We see that it is normal that 145 does not require a north communication. I agree that this is a particular case .. .But this case may happen in other part of the North boundary in particular in the Canadian Archipelago where there are kind of 'inland fingers' of water, and is likely to happen more frequently at higher resolution with more processors. So this case must be adressed.
In an intent to fix this, at the very begining of mpp_lbc_ndf routine, I just return if isendto(1) = 0 ( by the way, only insendto(1) is used in this routine).
This fixes the problem of nimppt(isendto(1) ... but then I fall into another problem when for instance
iju= jpiglo - ji - nimpp - nimppt(isendto(1)) + 3
became 0 and make a fault for
pt2dl(ji,ijpj) = psgn * pt2dr(iju,ijpjm1-1)
At this point I thought that using nbondi instead of a test on narea would have fixed the problem ( as described in the ticket) ... but unfortunatly no. Going ahead, I track the points that gave iju=0 and I found weird that they are not even the last points of the i-loop...

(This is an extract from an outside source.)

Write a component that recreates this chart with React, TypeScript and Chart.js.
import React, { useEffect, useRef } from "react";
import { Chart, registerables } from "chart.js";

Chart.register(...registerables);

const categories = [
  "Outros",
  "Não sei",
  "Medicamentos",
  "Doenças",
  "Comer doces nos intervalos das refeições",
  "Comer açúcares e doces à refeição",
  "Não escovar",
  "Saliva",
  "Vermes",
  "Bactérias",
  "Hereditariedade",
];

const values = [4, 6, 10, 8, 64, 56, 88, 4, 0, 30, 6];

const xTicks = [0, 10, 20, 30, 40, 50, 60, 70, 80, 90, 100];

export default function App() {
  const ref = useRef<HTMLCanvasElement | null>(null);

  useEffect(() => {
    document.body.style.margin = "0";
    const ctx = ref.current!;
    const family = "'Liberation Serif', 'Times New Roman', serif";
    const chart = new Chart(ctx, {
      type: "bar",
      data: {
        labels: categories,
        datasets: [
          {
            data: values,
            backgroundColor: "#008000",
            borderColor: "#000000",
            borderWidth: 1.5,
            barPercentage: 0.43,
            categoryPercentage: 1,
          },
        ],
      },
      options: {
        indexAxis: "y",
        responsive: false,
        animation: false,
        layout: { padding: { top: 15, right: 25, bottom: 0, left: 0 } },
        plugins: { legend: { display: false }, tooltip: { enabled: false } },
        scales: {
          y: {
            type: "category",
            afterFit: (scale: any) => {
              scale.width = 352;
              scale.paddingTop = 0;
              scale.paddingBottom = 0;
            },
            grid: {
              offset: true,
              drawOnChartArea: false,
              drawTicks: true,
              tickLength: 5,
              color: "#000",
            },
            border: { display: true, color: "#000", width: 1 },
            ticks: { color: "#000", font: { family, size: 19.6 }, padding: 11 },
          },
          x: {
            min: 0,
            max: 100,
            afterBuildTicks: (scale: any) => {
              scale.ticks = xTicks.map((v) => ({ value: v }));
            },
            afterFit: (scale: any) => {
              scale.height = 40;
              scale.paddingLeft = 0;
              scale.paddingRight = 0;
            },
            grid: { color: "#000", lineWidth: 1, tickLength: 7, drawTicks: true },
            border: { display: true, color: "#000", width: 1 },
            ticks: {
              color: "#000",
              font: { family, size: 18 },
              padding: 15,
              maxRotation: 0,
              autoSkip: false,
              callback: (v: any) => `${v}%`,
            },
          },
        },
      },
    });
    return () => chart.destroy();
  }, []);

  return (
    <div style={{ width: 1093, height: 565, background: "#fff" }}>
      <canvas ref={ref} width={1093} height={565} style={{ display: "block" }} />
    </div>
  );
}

For instance : it happens for 2 domains of the northern row :
domain 144
nimpp = 1189
isendto(1)= 133
nimppt(133) = 171
at
ji = 85
endloop = 86
nlci = 86
nbondi = 0
jpiglo=1442
domain 138
nimpp = 596
isendto(1)= 139
nimppt(139) = 766
at
ji = 83
endloop = 86
nlci = 87
nbondi = 1
jpiglo=1442
So ... Here I am ! I do not know if these comments are usefull for tackling the problem...but in any case I can test easily any modification or give you more relevant information.
comment:10 Changed 9 years ago by epico
- Resolution set to fixed
- Status changed from reopened to closed
The bug has been fixed and committed to the trunk at the revision 4671
Replying to cbricaud:
Dear Clement
we found the bug. Before updating the svn and closing the ticket we wish to be sure our patch is correct.
The problem is in the mpp_lbc_north_3d routine where before applying the folding algorithm (through the call to the lbc_nfd) the communication phase is activated among the processes in the north region. The communication can happen (depending on the ln_nnogather flag) through a collective call or through a point-to-point communication. After this step the folding algorithm is invoked and namely we have two routines: the lbc_nfd is invoked when the ln_nnogather is false (optimization deactivated) and the mpp_lbc_nfd which is called with the optimized code.
During the merge and namely in the dev_LOCEAN_CMCC_INGV_2013 a further invocation of the lbc_nfd (the non-optimized version) has been added at the end of the routine.
Let see the code
The last call of the lbc_nfd (which appears after the IF statement) is not correct when the ln_nnogather is true since the ztab array is not initialized.
This call should be removed.
We have commented out those lines and verified using the ORCA2_LIM configuration with ln_nnogather flag activated/deactivated and with/without land processes. We compared the solver.stat and the tracer.stat achieving the same results.
Moreover we noticed that some modification have been added in the lbc_nfd. Those modifications should be inserted also in the mpp_lbc_nfd routine.
Could you check the patch and give us a confirmation before commit?